Выбрать главу

— Вы позволите? — Юля взяла со стола канцелярскую резинку для денег.

— Да, пожалуйста.

Юля прошлась по кабинету — гибкая, грациозная, изящная, она развернулась и замерла у окна. «Будто кошка по краю крыши», — вдох застыл у него в горле. Пока Юля неспешно собирала волосы и завязывала их в хвост, Эдвард снова взял снимок в руки. Он с усилием всматривался в него, не видя там ничего, кроме ее изящной фигуры под медицинским халатом мужского кроя. Белая ткань пропускала свет, и Юлин силуэт представал перед ним как кости на рентгене. Она была настолько красива, насколько недосягаема для него. Еще ни разу он не бывал в такой странной ситуации. Юля повернулась и как ему показалось взглянула на него с гораздо большим интересом, чем смотрит пациент на врача. Эдвард вышел из-за стола и подошел к ней.

— Мистер Фаррелл, — она стояла недопустимо близко, и у Эдварда сердце забилось сильнее от звуков ее голоса. В душе со вчерашнего дня нечто ширилось и раскрывалось, откликаясь нежностью глубоко изнутри, наполняя истомой все его существо. — Я чувствую себя, маленьким, потерявшимся в большом городе ребенком. Хочется звать на помощь, но интуиция подсказывает, что лучше так не делать. Поэтому выбираю второе. Я буду признательна вам, за помощь.

— Браво, — он пожал ей руку, — я люблю решительных и разумных людей. Думаю, мы поладим.

— Мы уже поладили.

Эдвард улыбнулся:

— Не возражаешь, если я перейду на «ты»? — он мысленно признался себе, что впервые в жизни позавидовал сыну.

— Напротив!

Уже две ее руки он сжимал в своих ладонях: «Господи, что я делаю?»

— Роберт предложил поехать тебе с ним в Москву?

Юля потупила взгляд и чуть слышно произнесла:

— Да.

— Я тоже буду в Москве сегодня.

— Вы поедете с нами? — ее бледное от недосыпа лицо оживилось. — Ну просто камень с моей души сняли. Мы совсем незнакомы с Робертом, и я чувствовала бы себя неловко с ним один на один.

«Она — прелесть, но Роберт никогда не простит мне такой подлости. Готов поспорить, что я ей нравлюсь больше, нежели мой молодой повеса». В ее взгляде промелькнула усмешка, и к щекам Эдварда прилила кровь: «Мысли она мои что ли читает».
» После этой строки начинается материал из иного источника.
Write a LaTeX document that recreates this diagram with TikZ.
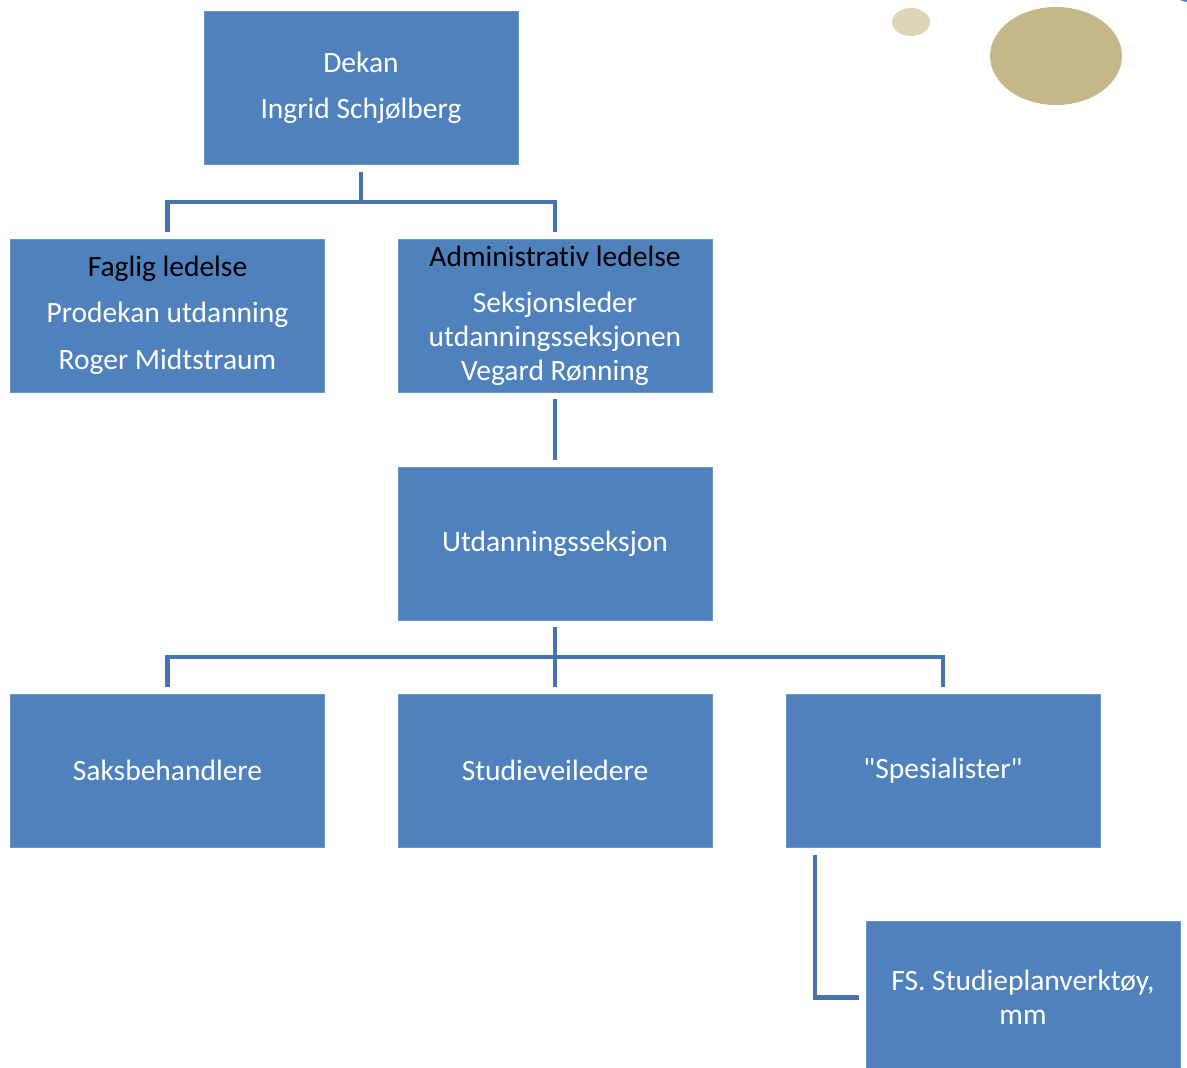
\documentclass[tikz,border=0pt]{standalone}
\usepackage{fontspec}
\defaultfontfeatures{}
\setmainfont{Carlito}[Ligatures={TeXOff,CommonOff}]
\definecolor{boxblue}{HTML}{4F81BD}
\definecolor{lineblue}{HTML}{4673AE}
\definecolor{goldA}{HTML}{C4B888}
\definecolor{goldB}{HTML}{DDD5B5}
\begin{document}
\begin{tikzpicture}[x=1pt,y=-1pt,
  orgbox/.style={fill=boxblue, draw=boxblue!85!white, line width=0.8pt, minimum width=314pt, minimum height=153pt, inner sep=0pt, text=white, align=center, font=\fontsize{29.5}{34}\selectfont},
  conn/.style={draw=lineblue, line width=4.5pt}]
\clip (0,0) rectangle (1187,1068);
\useasboundingbox (0,0) rectangle (1187,1068);
% decorations
\fill[goldB] (911,22) ellipse [x radius=19, y radius=14];
\fill[goldA] (1056,56) ellipse [x radius=66, y radius=49];
\fill[lineblue] (1225,-28) ellipse [x radius=80, y radius=34];
% boxes
\node[orgbox] (dekan) at (361,88) {Dekan\\[12pt]Ingrid Schjølberg};
\node[orgbox] (faglig) at (167.5,315.5) {\textcolor{black}{Faglig ledelse}\\[12pt]Prodekan utdanning\\[13pt]Roger Midtstraum};
\node[orgbox] (admin) at (555,315.5) {\textcolor{black}{Administrativ ledelse}\\[12pt]Seksjonsleder\\utdanningsseksjonen\\Vegard Rønning};
\node[orgbox] (utd) at (555,543.5) {Utdanningsseksjon};
\node[orgbox] (saks) at (167.5,770.5) {Saksbehandlere};
\node[orgbox] (studie) at (555,770.5) {Studieveiledere};
\node[orgbox] (spes) at (943,770.5) {"Spesialister"};
\node[orgbox] (fs) at (1023,997.5) {FS. Studieplanverktøy,\\mm};
% connectors
\coordinate (j1) at (361,202);
\draw[conn] ([yshift=-7pt]dekan.south) -- (j1);
\draw[conn, shorten >=7pt] (j1) -| (faglig.north);
\draw[conn, shorten >=7pt] (j1) -| (admin.north);
\draw[conn, shorten >=7pt] ([yshift=-7pt]admin.south) -- (utd.north);
\coordinate (j2) at (555,657);
\draw[conn] ([yshift=-7pt]utd.south) -- (j2);
\draw[conn, shorten >=7pt] (j2) -| (saks.north);
\draw[conn, shorten >=7pt] (j2) -- (studie.north);
\draw[conn, shorten >=7pt] (j2) -| (spes.north);
\coordinate (s1) at (815,855);
\draw[conn, shorten >=7pt] (s1) |- (fs.west);
\end{tikzpicture}
\end{document}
— Джулия, нет. Я лечу самолетом, а вы поедете на машине. — комок встал в горле у Эдварда, но он пересилил себя и продолжил. — Мой сын порядочный молодой человек, будь с ним.

Взгляд зеленых глаз полоснул Эдварда по лицу и погас. То ли гнев, то ли отчаяние промелькнули в них. На осунувшемся вмиг лице застыла маска. Эдвард готов был простоять рядом с этой девушкой до судного дня, но будто неведомая сила отталкивала его от нее. Юля не двигалась, и Эдвард еще держал ее руки в своих, но всего тремя словами он только что проложил между ними пропасть. Юля нерешительно возразила.

— Как я могу быть с ним, пока не вспомню кто я?

— Я хотел сказать доверься ему, — от волнения Эдвард перешел на английский язык. — It’s just like Hamlet said: «To thine own self be true».[1]

‍​‌‌​​‌‌‌​​‌​‌‌​‌​​​‌​‌‌‌​‌‌​​​‌‌​​‌‌​‌​‌​​​‌​‌‌‍— Будь сама собой, и все устроится, — Юля шагнула назад и, оступившись, села на подоконник. Она изумленно смотрела на Эдварда, — Я, правда, вас раньше не знала?

— Если только существуют прошлые жизни или параллельные миры, —

— Скажите что-нибудь еще, пожалуйста.

Эдвард заговорил по-английски, но Юля сделала ему знак остановиться.

— Что-то в вас мне знакомо, но я не могу понять что. Я вспоминаю, был ли у меня муж, семья, но делаю это скорее потому, что так надо, а не потому, что хочу. И причина подобному факту вы и ваш сын. Осталось определить предназначение моего забвения: проклятие или Божий дар?

Эдвард присел рядом с Юлей, раздумывая, насколько тактично можно преподнести то, что ему известно о ней. Он взглянул на часы, времени оставалось на быстрый завтрак.

— Ты не замужем, Джулия! Это я говорю тебе как врач.

Юлины щеки вспыхнули румянцем. Она вскочила, пылая негодованием, и Эдвард поднялся вслед за ней.